JK: I did a radio interview this morning with a morning show with a guy and a woman and the guy was like, “Oh, it’s naked!” and being immature—not being wildly disrespectful, but missing the point. I told him one of my goals in doing this series was to desensationalize nudity and really inspire women and men to cultivate a kind of reverence and respect for nakedness and for sexuality, which I think is really lacking in the world . . . When you do naked yoga, you start to love yourself more, . . . you feel better about yourself, you have greater compassion, greater patience, and then you’re sweeter, you’re nicer, you’re kinder to other people.
MORE: Many of us equate naked with sex. Is this about sex?
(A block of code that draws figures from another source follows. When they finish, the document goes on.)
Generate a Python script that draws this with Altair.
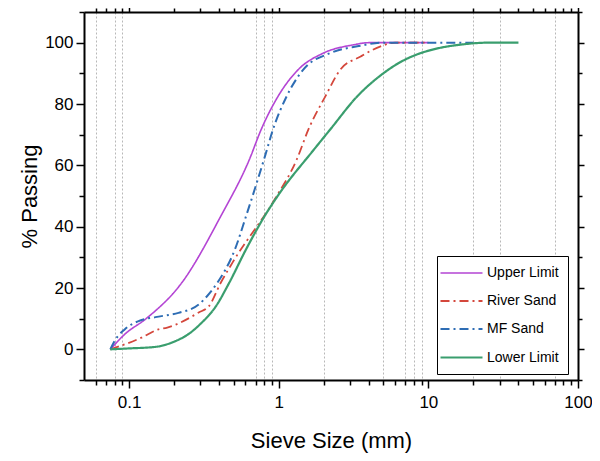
import altair as alt
import pandas as pd

# Series (sieve size in mm, % passing)
upper_size = [0.075, 0.094, 0.13, 0.225, 0.41, 0.637, 0.764, 0.99, 1.35, 1.99, 3.16, 4.0, 10.0]
upper_pass = [0.0, 5.0, 10.0, 21.7, 43.4, 61.9, 71.7, 82.5, 91.2, 96.6, 99.3, 100.0, 100.0]

river_size = [0.075, 0.121, 0.157, 0.18, 0.292, 0.342, 0.41, 0.49, 0.94, 1.32, 1.58, 2.05, 2.58, 3.53, 4.8, 6.0, 10.0]
river_pass = [0.0, 3.8, 6.5, 7.1, 12.0, 14.1, 21.7, 28.2, 48.9, 61.9, 71.7, 82.5, 91.2, 95.5, 98.8, 100.0, 100.0]

mf_size = [0.075, 0.08, 0.0935, 0.12, 0.15, 0.214, 0.292, 0.333, 0.389, 0.51, 0.605, 0.81, 0.916, 1.13, 1.46, 2.21, 3.35, 5.0, 20.0]
mf_pass = [0.0, 2.7, 6.5, 9.5, 10.5, 11.9, 14.6, 17.4, 21.7, 32.6, 43.4, 63.0, 71.7, 82.5, 91.2, 96.6, 98.8, 100.0, 100.0]

lower_size = [0.075, 0.1, 0.15, 0.2, 0.25, 0.3, 0.38, 0.467, 0.605, 0.804, 1.0, 1.71, 2.21, 3.35, 5.0, 6.58, 8.9, 11.0, 16.7, 25.0, 40.0]
lower_pass = [0.0, 0.3, 0.8, 2.5, 5.0, 8.3, 14.0, 21.7, 32.6, 43.4, 50.5, 65.0, 71.7, 82.5, 90.0, 93.8, 96.6, 97.9, 99.4, 100.0, 100.0]

series = ["Upper Limit", "River Sand", "MF Sand", "Lower Limit"]
colors = ["#B445D4", "#D4473C", "#2E6DB4", "#3A9E6E"]
dashes = [[1, 0], [9, 4, 2, 4], [9, 4, 2, 4], [1, 0]]
widths = [1.6, 2.2, 2.2, 1.4]

x_major = [0.1, 1, 10, 100]
x_minor = [0.06, 0.07, 0.08, 0.09, 0.2, 0.3, 0.4, 0.5, 0.6, 0.7, 0.8, 0.9,
           2, 3, 4, 5, 6, 7, 8, 9, 20, 30, 40, 50, 60, 70, 80, 90]
x_grid = [0.06, 0.08, 0.09, 0.7, 0.8, 0.9, 2, 5, 7, 8, 9, 20, 30, 70]
y_major = [0, 20, 40, 60, 80, 100]
y_ticks = [-10, 0, 10, 20, 30, 40, 50, 60, 70, 80, 90, 100, 110]

rows = []
for name, xs, ys in [(series[0], upper_size, upper_pass), (series[1], river_size, river_pass),
                     (series[2], mf_size, mf_pass), (series[3], lower_size, lower_pass)]:
    for i, (a, b) in enumerate(zip(xs, ys)):
        rows.append({"series": name, "size": a, "pass": b, "order": i})
df = pd.DataFrame(rows)

font = "Liberation Sans"
xscale = alt.Scale(type="log", domain=[0.05, 100], nice=False)
yscale = alt.Scale(domain=[-10, 110], nice=False, zero=False)

x_major_test = "indexof(" + str(x_major) + ", datum.value) >= 0"
x_grid_test = "indexof(" + str(x_grid) + ", datum.value) >= 0"
y_major_test = "indexof(" + str(y_major) + ", datum.value) >= 0"

bottom_axis = alt.Axis(
    orient="bottom", values=x_major + x_minor,
    labelExpr="indexof(" + str(x_major) + ", datum.value) >= 0 ? datum.label : ''",
    format="~g",
    tickSize={"condition": {"test": x_major_test, "value": 8}, "value": 5},
    tickColor="black", tickWidth=1.5, domainColor="black", domainWidth=2,
    labelFont=font, labelFontSize=17, labelColor="black", labelPadding=6,
    title="Sieve Size (mm)", titleFont=font, titleFontSize=22, titleFontWeight="normal",
    titleColor="black", titlePadding=20,
    grid=True, gridColor="#b8b8b8", gridDash=[2, 2], gridWidth=1,
    gridOpacity={"condition": {"test": x_grid_test, "value": 1}, "value": 0},
    labelFlush=False, labelOverlap=False,
)
left_axis = alt.Axis(
    orient="left", values=y_ticks,
    labelExpr="indexof(" + str(y_major) + ", datum.value) >= 0 ? datum.label : ''",
    tickSize={"condition": {"test": y_major_test, "value": 8}, "value": 5},
    tickColor="black", tickWidth=1.5, domainColor="black", domainWidth=2,
    labelFont=font, labelFontSize=17, labelColor="black", labelPadding=3,
    title="% Passing", titleFont=font, titleFontSize=22, titleFontWeight="normal",
    titleColor="black", titlePadding=3, grid=False, labelOverlap=False, labelFlush=False,
)
top_axis = alt.Axis(
    orient="top", values=x_major + x_minor, labels=False, title=None, grid=False,
    tickSize={"condition": {"test": x_major_test, "value": 6}, "value": 4},
    tickColor="black", tickWidth=1.5, domainColor="black", domainWidth=2,
)
right_axis = alt.Axis(
    orient="right", values=y_ticks, labels=False, title=None, grid=False,
    tickSize={"condition": {"test": y_major_test, "value": 6}, "value": 4},
    tickColor="black", tickWidth=1.5, domainColor="black", domainWidth=2,
)

legend = alt.Legend(
    title=None, orient="none", legendX=353, legendY=244,
    symbolType="M-3,0H3", symbolSize=196, symbolStrokeWidth=2, symbolOffset=7,
    labelFont=font, labelFontSize=14, labelColor="black", labelOffset=17,
    strokeColor="black", fillColor="white", padding=9, rowPadding=13,
)

base = alt.Chart(df)
lines = base.mark_line(interpolate="monotone").encode(
    x=alt.X("size:Q", scale=xscale, axis=bottom_axis),
    y=alt.Y("pass:Q", scale=yscale, axis=left_axis),
    color=alt.Color("series:N", scale=alt.Scale(domain=series, range=colors), legend=legend),
    strokeDash=alt.StrokeDash("series:N", scale=alt.Scale(domain=series, range=dashes), legend=legend),
    strokeWidth=alt.StrokeWidth("series:N", scale=alt.Scale(domain=series, range=widths), legend=legend),
    order="order:Q",
)
mirror = base.mark_line(opacity=0).encode(
    x=alt.X("size:Q", scale=xscale, axis=top_axis),
    y=alt.Y("pass:Q", scale=yscale, axis=right_axis),
    detail="series:N",
)

chart = alt.layer(lines, mirror).resolve_axis(x="independent", y="independent").properties(
    width=494, height=368,
    autosize=alt.AutoSizeParams(type="none"),
    padding={"left": 76, "top": 4, "right": 14, "bottom": 73},
).configure_view(stroke="black", strokeWidth=2).configure(background="white")

chart.save("out.html", embed_options={"renderer": "svg", "actions": False})
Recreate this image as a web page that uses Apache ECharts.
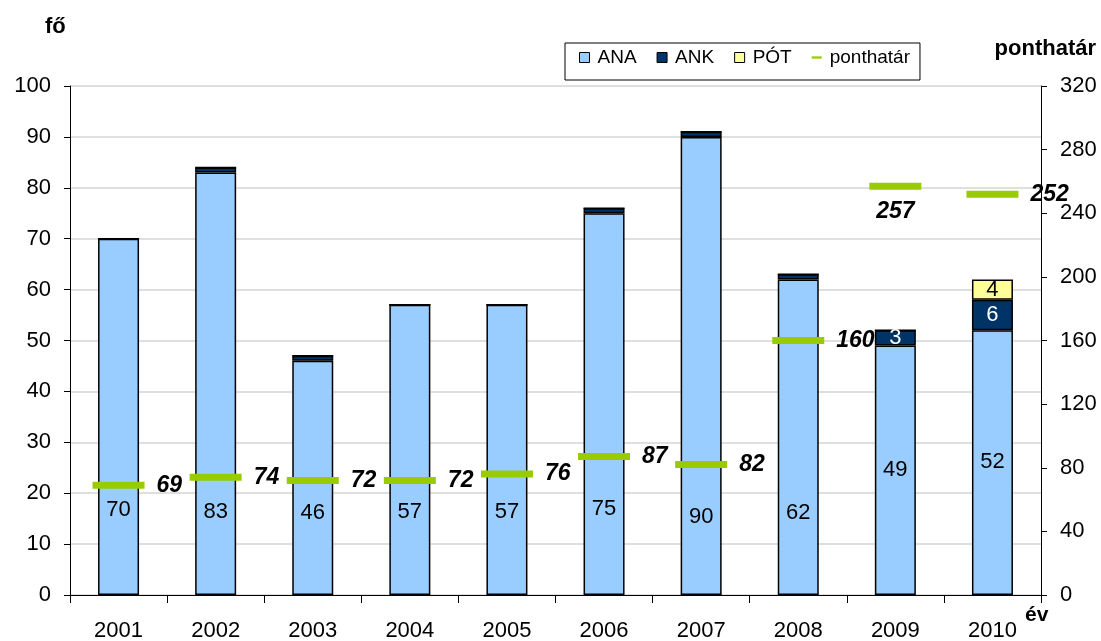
<!DOCTYPE HTML>
<html><head>
<meta charset="utf-8">
<title>ponthatár</title>
<script src="https://cdn.jsdelivr.net/npm/echarts@6/dist/echarts.min.js"></script>
<style>
body{margin:0;background:#fff;}
#main_chart{width:1101px;height:641px;}
</style>
</head>
<body>
<div id="main_chart"></div>
<script type="text/javascript">
// adatok
var years = ['2001','2002','2003','2004','2005','2006','2007','2008','2009','2010'];
var ana = [70, 83, 46, 57, 57, 75, 90, 62, 49, 52];
var ank = [0, 1, 1, 0, 0, 1, 1, 1, 3, 6];
var pot = [0, 0, 0, 0, 0, 0, 0, 0, 0, 4];
var ponthatar = [69, 74, 72, 72, 76, 87, 82, 160, 257, 252];
var leftTicks = {min: 0, max: 100, interval: 10};
var rightTicks = {min: 0, max: 320, interval: 40};

// felirat elhelyezes (stilus, nem adat)
var anaLabelLift = [74, 72, 71, 72, 72, 75, 67, 71, 114, 122];

var FONT = '"Liberation Sans", Arial, sans-serif';
var myChart = echarts.init(document.getElementById('main_chart'));

var anaData = ana.map(function (v, i) {
    return {value: v, label: {distance: anaLabelLift[i]}};
});
var pontData = ponthatar.map(function (v, i) {
    if (years[i] === '2009') {
        return {value: v, label: {position: 'bottom', distance: 10}};
    }
    return v;
});

var barBorder = {borderColor: '#000', borderWidth: 1.5};

option = {
    backgroundColor: '#fff',
    animation: false,
    textStyle: {fontFamily: FONT},
    grid: {left: 70, right: 60, top: 86, bottom: 46, outerBoundsMode: 'none', containLabel: false},
    legend: {
        left: 565,
        top: 43,
        padding: [5, 10, 13, 14],
        borderColor: '#000',
        borderWidth: 1,
        itemWidth: 10,
        itemHeight: 10,
        itemGap: 20,
        textStyle: {fontSize: 19, color: '#000', fontFamily: FONT, padding: [0, 0, 0, 3]},
        data: [
            {name: 'ANA', icon: 'rect', itemStyle: {borderColor: '#000', borderWidth: 1}},
            {name: 'ANK', icon: 'rect', itemStyle: {borderColor: '#000', borderWidth: 1}},
            {name: 'PÓT', icon: 'rect', itemStyle: {borderColor: '#000', borderWidth: 1}},
            {name: 'ponthatár', icon: 'path://M0,0h13v3h-13z'}
        ]
    },
    xAxis: {
        type: 'category',
        data: years,
        axisLine: {lineStyle: {color: '#000', width: 1}},
        axisTick: {show: true, length: 8, interval: 0, lineStyle: {color: '#000'}},
        axisLabel: {fontSize: 22, color: '#000', margin: 25, interval: 0}
    },
    yAxis: [
        {
            type: 'value',
            min: leftTicks.min, max: leftTicks.max, interval: leftTicks.interval,
            axisLine: {show: true, lineStyle: {color: '#000'}},
            axisTick: {show: true, length: 6, lineStyle: {color: '#000'}},
            axisLabel: {fontSize: 22, color: '#000', margin: 19},
            splitLine: {lineStyle: {color: '#d4d4d4', width: 1.5}}
        },
        {
            type: 'value',
            min: rightTicks.min, max: rightTicks.max, interval: rightTicks.interval,
            axisLine: {show: true, lineStyle: {color: '#000'}},
            axisTick: {show: true, length: 6, lineStyle: {color: '#000'}},
            axisLabel: {fontSize: 22, color: '#000', margin: 19},
            splitLine: {show: false}
        }
    ],
    graphic: [
        {type: 'text', left: 45, top: 16, style: {text: 'fő', font: 'bold 22px ' + FONT, fill: '#000'}},
        {type: 'text', right: 5, top: 38, style: {text: 'ponthatár', font: 'bold 22px ' + FONT, fill: '#000'}},
        {type: 'text', left: 1025, top: 605, style: {text: 'év', font: 'bold 21px ' + FONT, fill: '#000'}}
    ],
    series: [
        {
            name: 'ANA',
            type: 'bar',
            stack: 'fo',
            barWidth: 41,
            data: anaData,
            itemStyle: Object.assign({color: '#99CCFF'}, barBorder),
            label: {show: true, position: 'insideBottom', fontSize: 22, color: '#000'}
        },
        {
            name: 'ANK',
            type: 'bar',
            stack: 'fo',
            data: ank,
            itemStyle: Object.assign({color: '#003366'}, barBorder),
            label: {
                show: true, position: 'inside', fontSize: 22, color: '#fff',
                formatter: function (p) { return p.value >= 2 ? p.value : ''; }
            }
        },
        {
            name: 'PÓT',
            type: 'bar',
            stack: 'fo',
            data: pot,
            itemStyle: Object.assign({color: '#FFFF99'}, barBorder),
            label: {
                show: true, position: 'inside', fontSize: 22, color: '#000',
                formatter: function (p) { return p.value > 0 ? p.value : ''; }
            }
        },
        {
            name: 'ponthatár',
            type: 'scatter',
            yAxisIndex: 1,
            symbol: 'rect',
            symbolSize: [52, 7],
            z: 5,
            itemStyle: {color: '#99CC00', opacity: 1},
            data: pontData,
            label: {
                show: true, position: 'right', distance: 12, opacity: 1,
                fontSize: 23, fontWeight: 'bold', fontStyle: 'italic', color: '#000',
                textBorderWidth: 0
            }
        }
    ]
};

myChart.setOption(option);
</script>
</body>
</html>
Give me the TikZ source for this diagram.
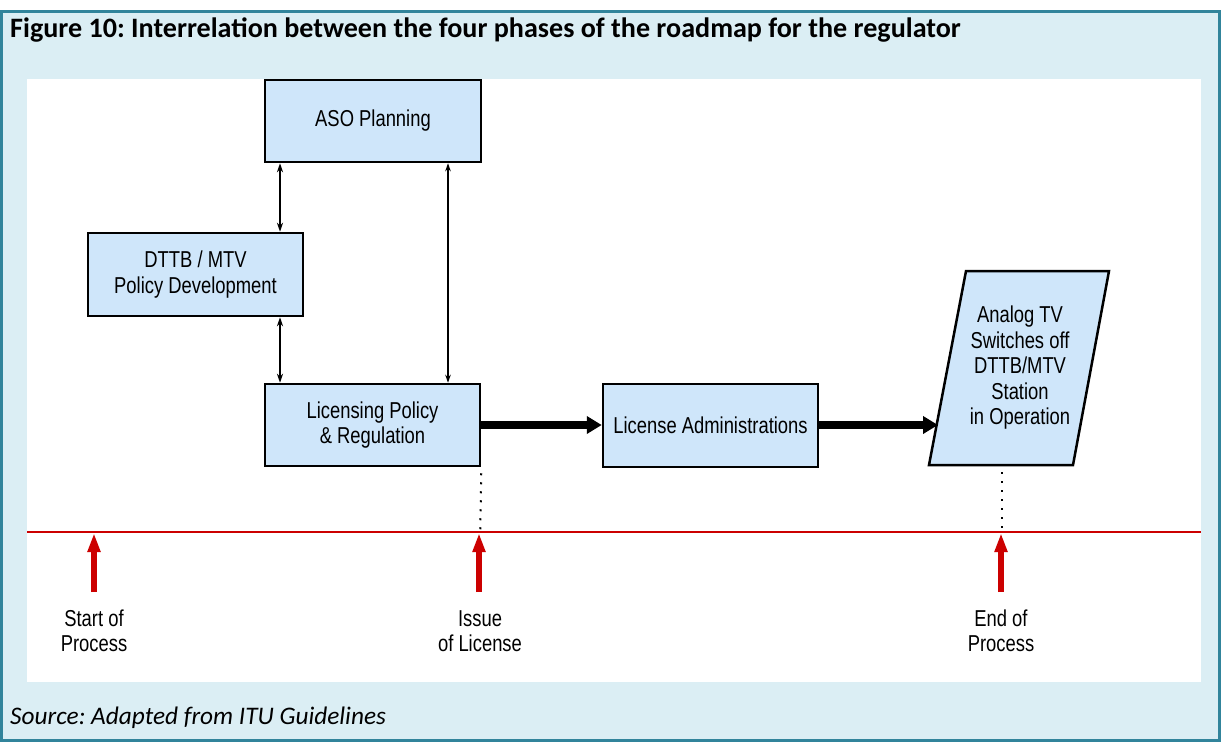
\documentclass[tikz,border=0pt]{standalone}
\usepackage{fontspec}
\setmainfont{Carlito}
\newfontfamily\diagfont[FakeStretch=0.8]{Liberation Sans}
\usetikzlibrary{arrows.meta}
\definecolor{frameteal}{RGB}{49,132,155}
\definecolor{panelblue}{RGB}{219,238,244}
\definecolor{boxblue}{RGB}{207,230,250}
\definecolor{lineRed}{RGB}{204,0,0}
\frenchspacing
\begin{document}
\begin{tikzpicture}[x=1pt,y=-1pt,
  box/.style={draw=black, line width=2.5pt, fill=boxblue, inner sep=0pt, align=center,
    font=\diagfont\fontsize{23}{25.5}\selectfont},
  dtext/.style={inner sep=0pt, align=center, font=\diagfont\fontsize{23}{25.5}\selectfont},
  medarrow/.style={line width=2.2pt, {Stealth[length=9pt,width=6pt]}-{Stealth[length=9pt,width=6pt]}},
  thinarrow/.style={line width=1.4pt, {Stealth[length=8pt,width=5.5pt]}-{Stealth[length=8pt,width=5.5pt]}},
  fatarrow/.style={line width=8pt, -{Triangle[length=15pt,width=17pt]}},
  redarrow/.style={draw=lineRed, line width=6pt, -{Triangle[length=19pt,width=12pt]}},
  dotline/.style={line width=2pt, dash pattern=on 2pt off 7pt}
]
\useasboundingbox (0,0) rectangle (1221,742);
% frame and panel
\draw[frameteal, line width=3pt, fill=panelblue] (1.5,11.5) rectangle (1219.5,740.5);
\fill[white] (27,79) rectangle (1201,682);
% title and source
\node[anchor=base west, inner sep=0pt, font=\bfseries\fontsize{28.1}{31}\selectfont] (title) at (10,37)
  {Figure 10: Interrelation between the four phases of the roadmap for the regulator};
\node[anchor=base west, inner sep=0pt, font=\itshape\fontsize{25.3}{28}\selectfont] (source) at (10,724)
  {Source: Adapted from ITU Guidelines};
% boxes
\node[box, minimum width=216pt, minimum height=82pt] (aso) at (373,121) {ASO Planning};
\node[box, minimum width=215pt, minimum height=83pt] (dttb) at (195.5,274.5) {DTTB / MTV\\Policy Development};
\node[box, minimum width=215pt, minimum height=82pt] (lic) at (372.5,425) {Licensing Policy\\\& Regulation};
\node[box, minimum width=215pt, minimum height=83pt] (admin) at (710.5,425.5) {License Administrations};
% parallelogram
\draw[draw=black, line width=2.5pt, fill=boxblue] (966,271) -- (1109,271) -- (1073,465) -- (929,465) -- cycle;
\node[dtext] (analog) at (1020,368) {Analog TV\\Switches off\\DTTB/MTV\\Station\\in Operation};
\coordinate (pin) at (938,425);
\coordinate (pbot) at (1002,466);
% connectors
\coordinate (xa) at (280,0);
\coordinate (xb) at (448,0);
\draw[medarrow] (aso.south -| xa) -- (dttb.north -| xa);
\draw[medarrow] (dttb.south -| xa) -- (lic.north -| xa);
\draw[thinarrow] (aso.south -| xb) -- (lic.north -| xb);
\draw[fatarrow] (lic.east) -- (admin.west |- lic.east);
\draw[fatarrow] (admin.east |- pin) -- (pin);
% timeline
\coordinate (tl) at (27,532);
\coordinate (tr) at (1201,532);
\draw[lineRed, line width=2pt] (tl) -- (tr);
\coordinate (m1) at (94,592);
\coordinate (m2) at (479,592);
\coordinate (m3) at (1001,592);
\draw[dotline] ([yshift=-6pt]lic.south east) -- ([xshift=-1pt]lic.south east |- tl);
\draw[dotline] ([yshift=-6pt]pbot) -- (pbot |- tl);
\draw[redarrow] (m1) -- ([yshift=-1pt]m1 |- tl);
\draw[redarrow] (m2) -- ([yshift=-1pt]m2 |- tl);
\draw[redarrow] (m3) -- ([yshift=-1pt]m3 |- tl);
\node[dtext] (l1) at (94,631) {Start of\\Process};
\node[dtext] (l2) at (480,631) {Issue\\of License};
\node[dtext] (l3) at (1001,631) {End of\\Process};
\end{tikzpicture}
\end{document}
JK: It is not about sex, it is about harmonious sexuality. But it really is about helping people return to that innocent, joyful, free connection to yourself that actually allows you to find your connection to spirit.
MORE: You seem to have been really conscious about being respectful and using certain angles when filming.
JK: It was carefully thought out, because this is not porn. If it were, then it wouldn’t be me doing it and we wouldn’t have considered the angles. I cared greatly about the yoginis that we cast . . . When people see the series, they don’t go, “Oh my God, they’re naked.” They go, “How exquisite, how beautiful.” And that’s what we intended. We cast two women who are so seasoned and dedicated in their craft, that their bodies just speak volumes . . . I really wanted it to be a source of inspiration.
MORE: A recent episode of Kourtney & Kim Take New York showed the Kardashians and their pals taking a naked yoga class—but only the male instructor was nude and the girls, some in lingerie, some in sweats, mostly just giggled. Is that a common response when people try this out?
JK: To be honest, the Kardashian thing was a travesty. That’s not at all what this is or what serious naked yoga practitioners really do. They take it seriously, and it is not about the nudity, it’s really about joining body, mind and spirit together. My wish would be that whether you do naked yoga or not, you find a place where you’re totally at ease with yourself and you actually celebrate yourself sexually and as a person. When we have sexual balance and we have spiritual balance, we are balanced and we’re happier . . . It’s not about Lululemon—and God bless Lulu—it’s really about a spiritual practice . . . I created this series to incite a compassion revolution. I really feel the people who have seen the series think it’s beautiful. Anyone who goes, “Oh my God, it's naked!” or “It’s porn” doesn’t say it after she sees the footage, because it’s so compelling. The narration is so serious and poetic and it’s really about becoming closer to your spiritual essence, to your true self that doesn’t need clothing, that doesn’t need window dressing.
MORE: Are you a “naked” person?
JK: I’m not a nudist. I don’t believe in living your life naked. I believe in having a sacred, private or group experience for the purpose of liberation and freeing yourself from the giggles. When someone giggles in a situation like that, it’s a wise discomfort. It means someone is not at peace with themselves.
MORE: I must admit, I don’t even like to work out in shorts. How do you encourage women who are shy to shed their clothes to give this a try?
JK: I would not advocate going to a class first, at all. There’s nothing wrong with it—I mean, that’s where I had my epiphany, that’s why this came about. But as much as I’m a public person, I’m also very private, and I really believe that there’s immense self-discovery that goes on in the privacy and the safety of your own home. That’s why I created the series. I don’t teach naked yoga classes, and I don’t intend to, but I think it would be a beautiful thing if this series spawned the opening of a high-level naked yoga studio. Many of the naked yoga studios are for men only. I want women to experience this. And I also would love for there to be an all-female class, I think that‘s pretty necessary. There are co-ed classes, too, but I’ll tell you right now, that if I had to do this all over again, I would definitely want to start by myself and then ease into a class. The reward of what you discover is not anything you can imagine. It’s amazing. You feel like a child again.